I assume there would have to be some bond or other method of calculating how much land values will go up when there are good roads to it. This was one method I suggested to pay for the Scottish Tunnels.
 
'I mentioned that rail already gets 70% of the transport budget with 3% of travel & that not one of those who had said they would like the government to pay for their train use had said what extra taxes they personally were willing to pay.'

Can we have your source for these stats please?
 
I used the figure 1st on an article here http://a-place-to-stand.blogspot.com/2006/07/bullet-train-from-glasgow-to-edinburgh.html
which used Scotish Office statistics of the total number of rail journeys being 65.3 million
http://www.scotland.gov.uk/stats/bulletins/00184-39.asp
& of the total number of road vehicle kilometres being 43.2 billion
http://www.scotland.gov.uk/stats/bulletins/00184-30.asp

I believe I made the 3% estimate from assuming the average train journey of about 30 km & an average of 1.5 people per vehicle. That is a back of the envelope calculation but I would be surprised if the final figure is much over 4% or under 2%.
 
And the source for the budget figure?
 
"the public transport share will grow to 70% of the total transport spend by 2005-06" since buses are private this is cose for railways.
http://www.scotland.gov.uk/library5/transport/stfwp-08.asp
 
See http://www.scotland.gov.uk/library5/transport/stfwp-05.asp which is the introduction to the 2004 Transport White Paper you quote above.
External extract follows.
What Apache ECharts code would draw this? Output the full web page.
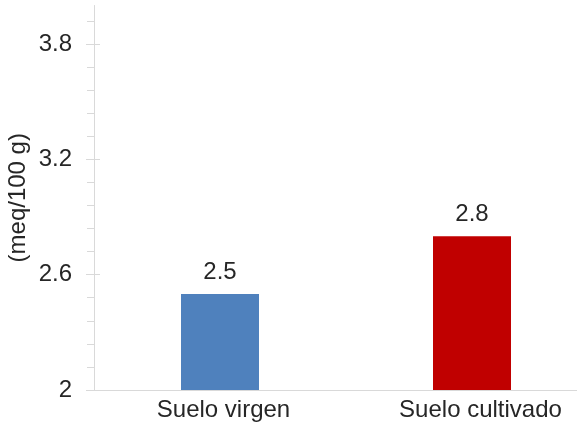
<!DOCTYPE html>
<html>
<head>
<meta charset="utf-8">
<script src="https://cdn.jsdelivr.net/npm/echarts@6/dist/echarts.min.js"></script>
<style>
html,body{margin:0;padding:0;background:#fff;}
#chart{width:577px;height:424px;}
</style>
</head>
<body>
<div id="chart"></div>
<script>
const categories = ['Suelo virgen', 'Suelo cultivado'];
const values = [2.5, 2.8];
const barColors = ['#4f81bd', '#c00000'];
const yAxisName = '(meq/100 g)';
const yMin = 2, yMax = 4, yStep = 0.6, yMinorStep = 0.12;

const FONT = 'Liberation Sans';
const TXT = '#262626';
const AX = '#d9d9d9';
const FS = 24;
const labelShift = [7, 17];

const gLeft = 94, gRight = -21, gTop = 5.5, gBottom = 34, H = 424;
const unit = (H - gTop - gBottom) / (yMax - yMin);
const minorMax = yMin + Math.ceil((yMax - yMin) / yMinorStep - 1e-9) * yMinorStep;
const majorMax = yMin + Math.ceil((yMax - yMin) / yStep - 1e-9) * yStep;
const gridFor = (mx) => ({left: gLeft, right: gRight, bottom: gBottom, top: gTop - (mx - yMax) * unit, containLabel: false, outerBoundsMode: 'none'});

const chart = echarts.init(document.getElementById('chart'), null, {renderer: 'canvas'});
const hiddenX = (gi) => ({type: 'value', gridIndex: gi, show: false});
const rich = {};
categories.forEach((c, i) => { rich['c' + i] = {color: TXT, fontSize: FS, fontFamily: FONT, padding: [0, 0, 0, labelShift[i]]}; });
const option = {
  backgroundColor: '#fff',
  animation: false,
  textStyle: {fontFamily: FONT},
  grid: [
    gridFor(yMax),
    gridFor(minorMax),
    gridFor(majorMax),
    gridFor(majorMax)
  ],
  xAxis: [
    {
      type: 'category', gridIndex: 0, data: categories,
      axisLine: {lineStyle: {color: AX, width: 1}},
      axisTick: {show: false},
      axisLabel: {
        interval: 0, hideOverlap: false,
        color: TXT, fontSize: FS, fontFamily: FONT, margin: 8,
        formatter: (v, i) => '{c' + i + '|' + v + '}', rich: rich
      }
    },
    hiddenX(1), hiddenX(2), hiddenX(3)
  ],
  yAxis: [
    {
      type: 'value', gridIndex: 0, min: yMin, max: yMax,
      name: yAxisName, nameLocation: 'middle', nameGap: 64,
      nameTextStyle: {color: TXT, fontSize: FS, fontFamily: FONT},
      axisLine: {show: true, lineStyle: {color: AX, width: 1}},
      axisTick: {show: false}, axisLabel: {show: false}, splitLine: {show: false}
    },
    {
      type: 'value', gridIndex: 1, min: yMin, max: minorMax, interval: yMinorStep,
      axisLine: {show: false},
      axisTick: {show: true, length: 7, lineStyle: {color: AX, width: 1}},
      axisLabel: {show: false}, splitLine: {show: false}
    },
    {
      type: 'value', gridIndex: 2, min: yMin, max: majorMax, interval: yStep,
      axisLine: {show: false},
      axisTick: {show: true, length: 8, lineStyle: {color: AX, width: 1}},
      axisLabel: {show: true, color: TXT, fontSize: FS, fontFamily: FONT, margin: 22},
      splitLine: {show: false}
    },
    {
      type: 'value', gridIndex: 3, min: yMin, max: majorMax, interval: yStep,
      axisLine: {show: false},
      axisTick: {show: true, inside: true, length: 6, lineStyle: {color: AX, width: 1}},
      axisLabel: {show: false}, splitLine: {show: false}
    }
  ],
  series: [{
    type: 'bar', xAxisIndex: 0, yAxisIndex: 0,
    barWidth: 78,
    data: values.map((v, i) => ({value: v, itemStyle: {color: barColors[i]}})),
    label: {show: true, position: 'top', distance: 10, color: TXT, fontSize: FS, fontFamily: FONT}
  }]
};
chart.setOption(option);
</script>
</body>
</html>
It would seem that 'public transport' in the context of this report (which 70% of the budget is
devoted to) includes buses, canals, the maritime and air networks and the Scottish trunk roads.
 
The section you quote is entitled "Delivering our Vision" not delivering 70% of our vision. It therefore refers to the entire "vision" of which, it is clearly stated, 70% goes on public transport. This will include some subsidy for a few bus routes & indeed canals but clearly the overwhelming bulk of subsidied public transport is trains.